Continuando a cavalcare l’onda del momento, la cattiva abitudine di produrre film ad episodi diretti da vari registi, ancora una volta, una pellicola condivisa. Cinque episodi per altrettanti registi riuniti da un titolo che finisce per essere perentorio, laddove l’amore si sente e aleggia per tutta la durata accompagnata dalla rabbia relativa all’incapacità di riuscire a rappresentarlo nel modo opportuno. Delusione e noia totale.

 

L'indifferenza di Carlo Lizzani: ai piedi di un grande complesso residenziale, una ragazza viene aggredita da due uomini. Su una strada trafficata un uomo e sua moglie restano vittime di un incidente. In entrambi i casi nessuno interviene in loro soccorso dimostrando un grado di indifferenza disturbante. Ispirandosi alla parabola del buon samaritano, Lizzani riesce in modo fedelmente crudele l’egoismo umano ai giorni nostri.
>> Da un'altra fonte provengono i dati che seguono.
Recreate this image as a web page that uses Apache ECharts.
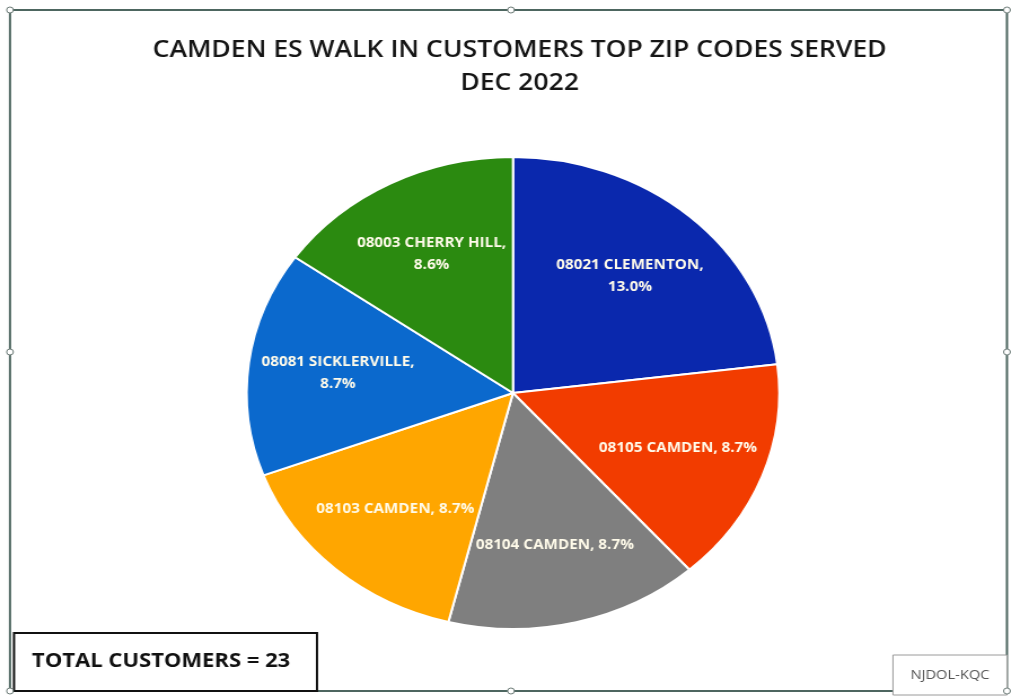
<!DOCTYPE html>
<html><head><meta charset="utf-8">
<script src="https://cdn.jsdelivr.net/npm/echarts@6/dist/echarts.min.js"></script>
<style>
html,body{margin:0;padding:0;background:#fff;overflow:hidden;}
#wrap{width:1011px;height:696px;overflow:hidden;position:relative;}
#c{width:896px;height:696px;transform:scaleX(1.1283);transform-origin:0 0;}
</style></head><body>
<div id="wrap"><div id="c"></div></div>
<script>
const titleText = 'CAMDEN ES WALK IN CUSTOMERS TOP ZIP CODES SERVED\nDEC 2022';
const categories = ['08021 CLEMENTON', '08105 CAMDEN', '08104 CAMDEN', '08103 CAMDEN', '08081 SICKLERVILLE', '08003 CHERRY HILL'];
const percents = [13.0, 8.7, 8.7, 8.7, 8.7, 8.6];
const colors = ['#0a28ad', '#f23c00', '#7f7f7f', '#ffa600', '#0b69cd', '#2b8a10'];
const totalText = 'TOTAL CUSTOMERS = 23';
const creditText = 'NJDOL-KQC';

const S = 1011 / 896;
const X = v => v / S;
const chart = echarts.init(document.getElementById('c'));
const data = categories.map((n, i) => ({name: n, value: percents[i], itemStyle: {color: colors[i]}}));
const fmt = p => {
  const v = p.value.toFixed(1) + '%';
  return p.name.indexOf('CAMDEN') >= 0 ? p.name + ', ' + v : p.name + ',\n' + v;
};
const cx = X(513), cy = 393, R = 236;
const handle = (x, y) => ({type: 'rect', shape: {x: X(x) - 3, y: y - 3, width: 6, height: 6, r: 3},
  style: {fill: '#fff', stroke: '#6b7a76', lineWidth: 1}, z: 20});
chart.setOption({
  animation: false,
  backgroundColor: '#fff',
  title: {
    text: titleText, left: X(514), top: 29, textAlign: 'center',
    textStyle: {fontFamily: 'Open Sans', fontSize: 23.5, fontWeight: 600, color: '#151515', lineHeight: 33}
  },
  series: [{
    type: 'pie', center: [cx, cy], radius: [0, R], startAngle: 90, clockwise: true,
    data: data, label: {show: false}, labelLine: {show: false},
    itemStyle: {borderColor: '#ffffff', borderWidth: 2}, silent: true
  }, {
    type: 'pie', center: [cx, cy], radius: [R * 0.38, R * 0.92], startAngle: 90, clockwise: true,
    data: data.map(d => ({name: d.name, value: d.value})), silent: true,
    itemStyle: {color: 'rgba(0,0,0,0)'},
    label: {show: true, position: 'inside', formatter: fmt, color: '#fffbea',
      fontFamily: 'Open Sans', fontWeight: 'bold', fontSize: 13.5, lineHeight: 22, align: 'center',
      letterSpacing: -0.5},
    labelLine: {show: false}
  }],
  graphic: [
    {type: 'rect', shape: {x: X(10), y: 10, width: X(997), height: 681},
      style: {fill: 'none', stroke: '#4d6660', lineWidth: 2}, z: 10},
    handle(10, 10), handle(511, 10), handle(1007, 10), handle(10, 352), handle(1007, 352),
    handle(10, 691), handle(511, 691), handle(1007, 691),
    {type: 'rect', shape: {x: X(14), y: 633, width: X(303), height: 58},
      style: {fill: '#fff', stroke: '#111', lineWidth: 2}, z: 11},
    {type: 'text', x: X(32), y: 661, style: {text: totalText, fill: '#111', fontFamily: 'Open Sans',
      fontWeight: 'bold', fontSize: 19.5, verticalAlign: 'middle'}, z: 12},
    {type: 'rect', shape: {x: X(893), y: 655, width: X(114), height: 40},
      style: {fill: '#fff', stroke: '#9a9a9a', lineWidth: 1}, z: 11},
    {type: 'text', x: X(950), y: 675, style: {text: creditText, fill: '#555', fontFamily: 'Open Sans',
      fontSize: 13, align: 'center', verticalAlign: 'middle'}, z: 12}
  ]
});
</script></body></html>
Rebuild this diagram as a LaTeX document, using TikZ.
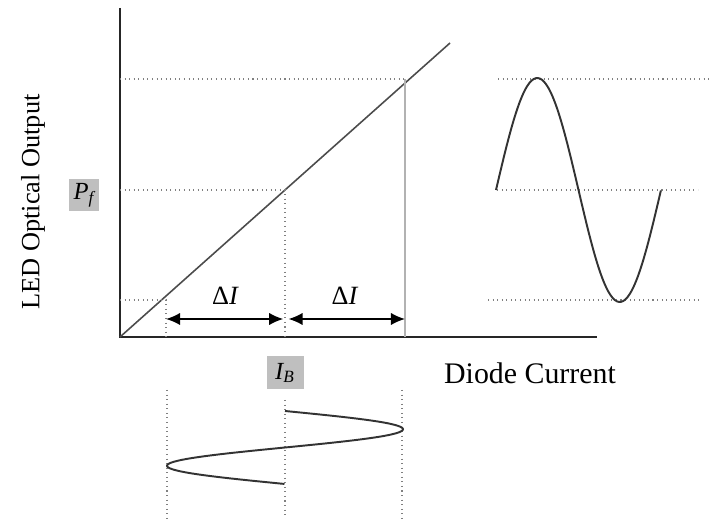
\documentclass[tikz,border=0pt]{standalone}
\usepackage{fontspec}
\setmainfont{Liberation Serif}
\usetikzlibrary{arrows.meta,positioning,calc}

\begin{document}
\begin{tikzpicture}[
    x=0.02cm, y=-0.02cm, % one unit = one pixel of the sketch
    axis/.style={line width=1.1pt, black!85},
    guide/.style={dotted, gray, line width=0.6pt},
    wave/.style={line width=1.1pt, black!80, smooth},
    tag/.style={fill=gray!50, inner sep=2.5pt, font=\fontsize{14}{16}\selectfont\itshape},
    lbl/.style={font=\fontsize{15}{18}\selectfont},
    dimarrow/.style={{Latex[length=8pt,width=7pt]}-{Latex[length=8pt,width=7pt]}, line width=0.9pt}
]
    \useasboundingbox (0,0) rectangle (720,519);

    % Key points
    \coordinate (O) at (120,337);
    \coordinate (ytop) at (120,8);
    \coordinate (xend) at (597,337);
    \coordinate (lineend) at (450,43);
    \coordinate (pmax) at (405,79);
    \coordinate (pbias) at (285,190);
    \coordinate (pmin) at (166,300);

    % Axes and characteristic
    \draw[axis] (ytop) -- (O) -- (xend);
    \draw[line width=0.9pt, black!70] (O) -- (lineend);

    % Guide lines
    \draw[guide] (pmax -| O) -- (pmax);
    \draw[guide] (pbias -| O) -- (pbias) -- (pbias |- O);
    \draw[guide] (pmin -| O) -- (pmin) -- (pmin |- O);
    \draw[gray!60, line width=0.6pt] (pmax) -- (pmax |- O);
    \draw[guide] (498,79) -- (709,79);
    \draw[guide] (497,190) -- (698,190);
    \draw[guide] (488,300) -- (702,300);
    \draw[guide] (167,390) -- (167,519);
    \draw[guide] (285,400) -- (285,519);
    \draw[guide] (402,390) -- (402,519);

    % Nodes
    \node[lbl, rotate=90] (yaxis) at (33,202) {LED Optical Output};
    \node[tag, minimum width=0.6cm, minimum height=0.52cm] (Pf) at (84,195) {P\textsubscript{f}};
    \node[tag, minimum width=0.74cm, minimum height=0.66cm] (IB) at (285,373) {I\textsubscript{B}};
    \node[lbl, font=\fontsize{17}{20}\selectfont] (xaxis) at (530,373) {Diode Current};
    \coordinate (d1) at (166,319);
    \coordinate (d2) at (285,319);
    \coordinate (d3) at (405,319);
    \node[lbl] (dI1) at ($(d1)!0.5!(d2)+(0,-23)$) {Δ\textit{I}};
    \node[lbl] (dI2) at ($(d2)!0.5!(d3)+(0,-23)$) {Δ\textit{I}};

    % Connections
    \draw[dimarrow] (d1) -- ([xshift=-1]d2);
    \draw[dimarrow] ([xshift=2]d2) -- (d3);

    % Waves
    \draw[wave] plot[domain=0:1, samples=80] ({496+165*\x}, {190-112*sin(360*\x)});
    \draw[wave] plot[domain=0:1, samples=80] ({285+118*sin(360*\x)}, {411+73*\x});
\end{tikzpicture}
\end{document}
L’episodio migliore dei cinque, il più concreto e coinvolgente.

 

Agonia di Bernardo Bertolucci: alle soglie della morte, le ultime ore di un vecchio vescovo agonizzante sono rischiarate da una visione onirica la cui morale sembra ricondurre alla consapevolezza di aver trascorso un’esistenza vana e infruttuosa. Anche Bertolucci prende come spunto la Bibbia e partendo dalla parabola del fico sterile, attraverso l’utilizzo del sogno rivelatore inscena un marasma di movimenti e suoni gutturali che crede possano rappresentare molto più di quanto effettivamente riescono a fare. Dirige così l’episodio peggiore dei cinque, quello insopportabile ai limiti dell’irritante e senza dubbio quello meno comprensibile ai più.

 

La sequenza del fiore di carta di Pier Paolo Pasolini: Riccetto è un ragazzo distratto ed egoista, vaga svogliato per le strade di Roma senza rendersi conto della sofferenza che lo circonda nemmeno quando Dio prova a parlargli lui ascolta e alla fine muore. Ninetto Davoli interpreta un giovane incapace di comprendere il mondo a tal punto da rimanerne vittima, come a dire che il mondo, se non compreso, è capace di annientarti; un’altra interpretazione potrebbe essere invece legata o che dopotutto abitiamo un mondo indegno di essere vissuto.

 

L'amore di Jean-Luc Godard: due coppie, una in procinto di sposarsi e l’altra che farà da testimone, si trovano su due terrazze contigue, sullo sfondo Roma, e dialogano sull’amore e sulla diversità. L’approccio complesso che caratterizza da sempre il modo di vedere l’amore di Godard, raggiunge l’apice in questo episodio. L'episodio finisce per essere un breve sunto sulla condizione di inconciliabilità tra classi sociali ma lo fa attraverso un linguaggio troppo forbito e delle immagini estremamente contorte per abbracciare lo spettatore che perde il filo già dai primi minuti di discussione.

 

Discutiamo, discutiamo di Marco Bellocchio: durante l’occupazione universitaria, un gruppo di studenti dialoga di rivoluzione e non con un docente e non solo. In netto contrasto con gli episodi precedenti, dove la parola era ridotta al minimo indispensabile, un giovane Bellocchio, anche protagonista nei panni del docente, pasticcia nei ruoli e nelle intenzioni creando l’episodio più confusionario, che spesso addirittura sembra improvvisato, e pesante da seguire non il peggiore, vedere Agonia (di nome e di fatto) per credere ma sicuramente non raggiunge la sufficienza, fortunatamente con il tempo ha saputo farsi perdonare.